Robin's eldest now at seven picks up the blocks occasionally for pleasure rather than for the discrimination work. Total spent across four blocks: £100. Still on a shelf and still sometimes useful at seven.
Frequently asked.
- What exactly are the four blocks?
- Block 1: cylinders of the same height but varying in diameter (fat to thin). Block 2: cylinders of the same diameter but varying in height (tall to short). Block 3: both vary, inversely (tallest is thinnest, shortest is fattest). Block 4: both vary, directly (tallest is fattest, shortest is thinnest). Four blocks, ten cylinders each, forty cylinders in total.
- Why is the pincer grip important?
- Because it is the grip the child will use on a pencil within a year or two. Each cylinder is lifted by the small wooden knob using thumb, index finger and middle finger. The same three-finger hold is what writing will later require. The Knobbed Cylinder Blocks are, quietly, a pre-writing material.

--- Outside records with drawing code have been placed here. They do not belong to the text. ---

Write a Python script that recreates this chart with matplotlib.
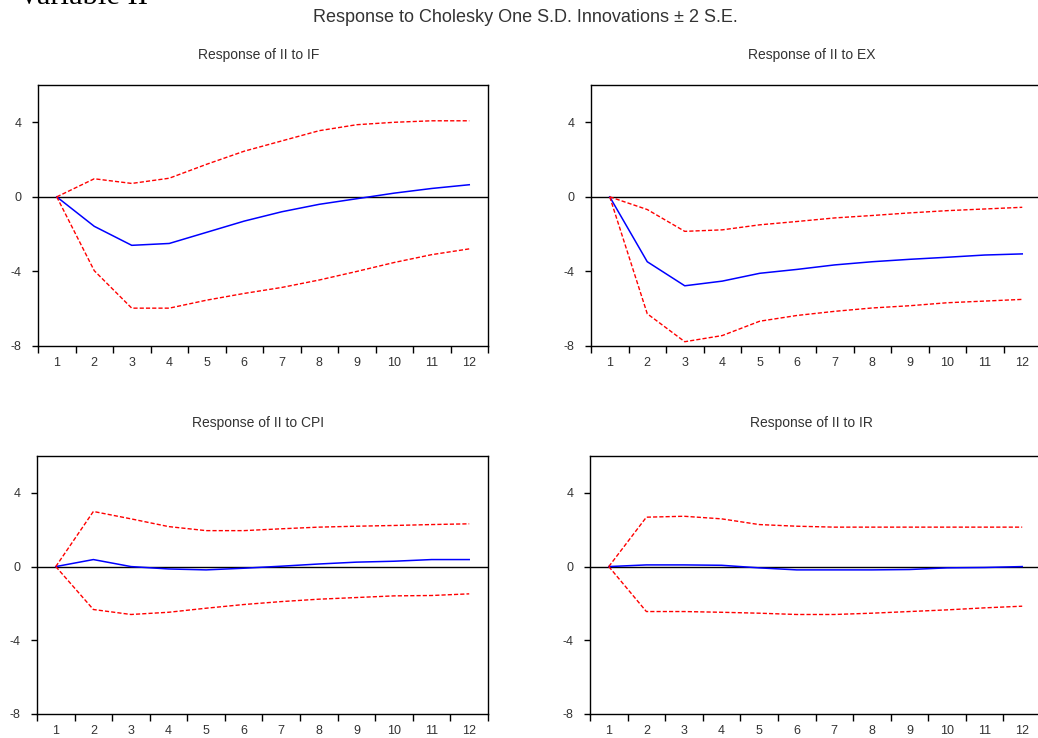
import matplotlib
matplotlib.use("Agg")
import matplotlib.pyplot as plt
import numpy as np

plt.rcParams["font.family"] = ["Liberation Sans", "DejaVu Sans"]
plt.rcParams["axes.unicode_minus"] = False

# impulse response values
periods = list(range(1, 13))

if_resp  = [0, -1.58, -2.6, -2.5, -1.9, -1.3, -0.8, -0.4, -0.1, 0.2, 0.45, 0.65]
if_upper = [0, 0.97, 0.72, 1.0, 1.75, 2.45, 3.0, 3.55, 3.87, 4.0, 4.08, 4.08]
if_lower = [0, -3.96, -5.97, -5.97, -5.54, -5.18, -4.86, -4.46, -4.0, -3.52, -3.1, -2.79]

ex_resp  = [0, -3.48, -4.77, -4.52, -4.1, -3.89, -3.65, -3.48, -3.35, -3.24, -3.12, -3.06]
ex_upper = [0, -0.68, -1.85, -1.77, -1.5, -1.32, -1.13, -1.0, -0.86, -0.74, -0.65, -0.56]
ex_lower = [0, -6.27, -7.77, -7.44, -6.67, -6.36, -6.14, -5.96, -5.84, -5.68, -5.59, -5.5]

cpi_resp  = [0, 0.38, 0.0, -0.13, -0.18, -0.09, 0.02, 0.14, 0.24, 0.29, 0.38, 0.38]
cpi_upper = [0, 2.99, 2.59, 2.17, 1.95, 1.95, 2.05, 2.14, 2.19, 2.23, 2.28, 2.32]
cpi_lower = [0, -2.33, -2.6, -2.48, -2.26, -2.06, -1.9, -1.77, -1.68, -1.59, -1.57, -1.48]

ir_resp  = [0, 0.09, 0.09, 0.07, -0.07, -0.18, -0.18, -0.18, -0.16, -0.07, -0.05, 0.0]
ir_upper = [0, 2.68, 2.73, 2.59, 2.28, 2.19, 2.14, 2.14, 2.14, 2.14, 2.14, 2.14]
ir_lower = [0, -2.44, -2.44, -2.48, -2.53, -2.6, -2.6, -2.53, -2.44, -2.35, -2.24, -2.15]

titles = ["Response of II to IF", "Response of II to EX",
          "Response of II to CPI", "Response of II to IR"]
responses = [if_resp, ex_resp, cpi_resp, ir_resp]
uppers = [if_upper, ex_upper, cpi_upper, ir_upper]
lowers = [if_lower, ex_lower, cpi_lower, ir_lower]

W, H = 1038, 738
fig = plt.figure(figsize=(W / 100, H / 100), dpi=100)

# panel boxes in pixels: left, top, right, bottom
boxes = [(38, 85, 488, 346), (591, 85, 1041, 346),
         (37, 456, 488, 714), (590, 456, 1041, 714)]
title_y = [55, 55, 423, 423]

txt_col = "#333333"

for i in range(4):
    l, t, r, b = boxes[i]
    ax = fig.add_axes([l / W, 1 - b / H, (r - l) / W, (b - t) / H])
    ax.plot(periods, responses[i], color="blue", lw=1.1)
    ax.plot(periods, uppers[i], color="red", lw=1.0, ls=(0, (3, 1.5)))
    ax.plot(periods, lowers[i], color="red", lw=1.0, ls=(0, (3, 1.5)))
    ax.axhline(0, color="black", lw=1.0, zorder=1)
    ax.set_xlim(0.5, 12.5)
    ax.set_ylim(-8, 6)
    ax.set_yticks([-8, -4, 0, 4])
    ax.set_xticks(periods)
    ax.set_xticks(np.arange(0.5, 13, 1), minor=True)
    ax.tick_params(axis="x", which="major", length=0, pad=8, labelsize=9, labelcolor=txt_col)
    ax.tick_params(axis="x", which="minor", length=5, width=1, direction="out")
    ax.tick_params(axis="y", length=4, width=1, direction="out", pad=8, labelsize=9, labelcolor=txt_col)
    for s in ax.spines.values():
        s.set_linewidth(1.0)
        s.set_color("black")
    fig.text(((l + r) / 2 - 4) / W, 1 - title_y[i] / H, titles[i],
             ha="center", va="center", fontsize=10, color=txt_col)

fig.text(525 / W, 1 - 17 / H, "Response to Cholesky One S.D. Innovations \u00b1 2 S.E.",
         ha="center", va="center", fontsize=13, color=txt_col)
# header left over from the page above, cut by the top edge as in the source
fig.text(18 / W, 1 - 4 / H, "Variable II", ha="left", va="baseline",
         fontsize=22, family=["Liberation Serif", "DejaVu Serif"], color="black")

fig.savefig("out.png", dpi=100)
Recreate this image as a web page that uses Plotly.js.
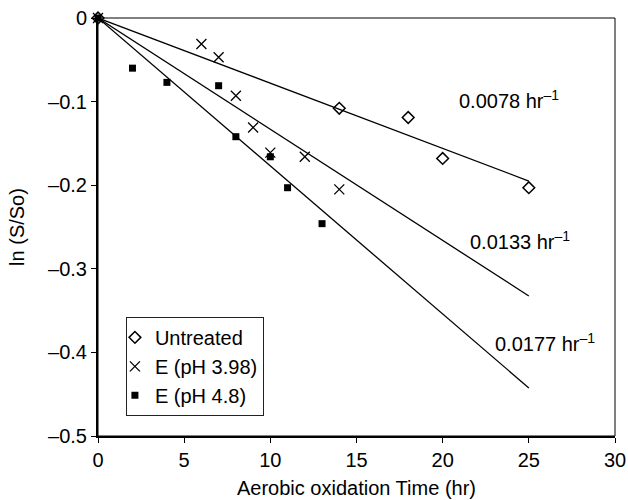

- Can I DIY the cylinder blocks?
- No. The cabinet-maker precision required for cylinders to fit only one hole is beyond most home wood-working. Good commercial sets are £20-40 per block (£80-160 for the set of four) and are worth the money.
- What age?
- Three to five, broadly. Block 1 can sometimes be introduced at two and a half; Blocks 3 and 4 with their combined variables are usually four or older.
- Do I have to buy all four blocks at once?
- No. Start with Block 1, add others as the child masters each. Many UK families spread the purchase over a year as the material is used. Second-hand sets are often sold as a four-block unit at a discount to the new price.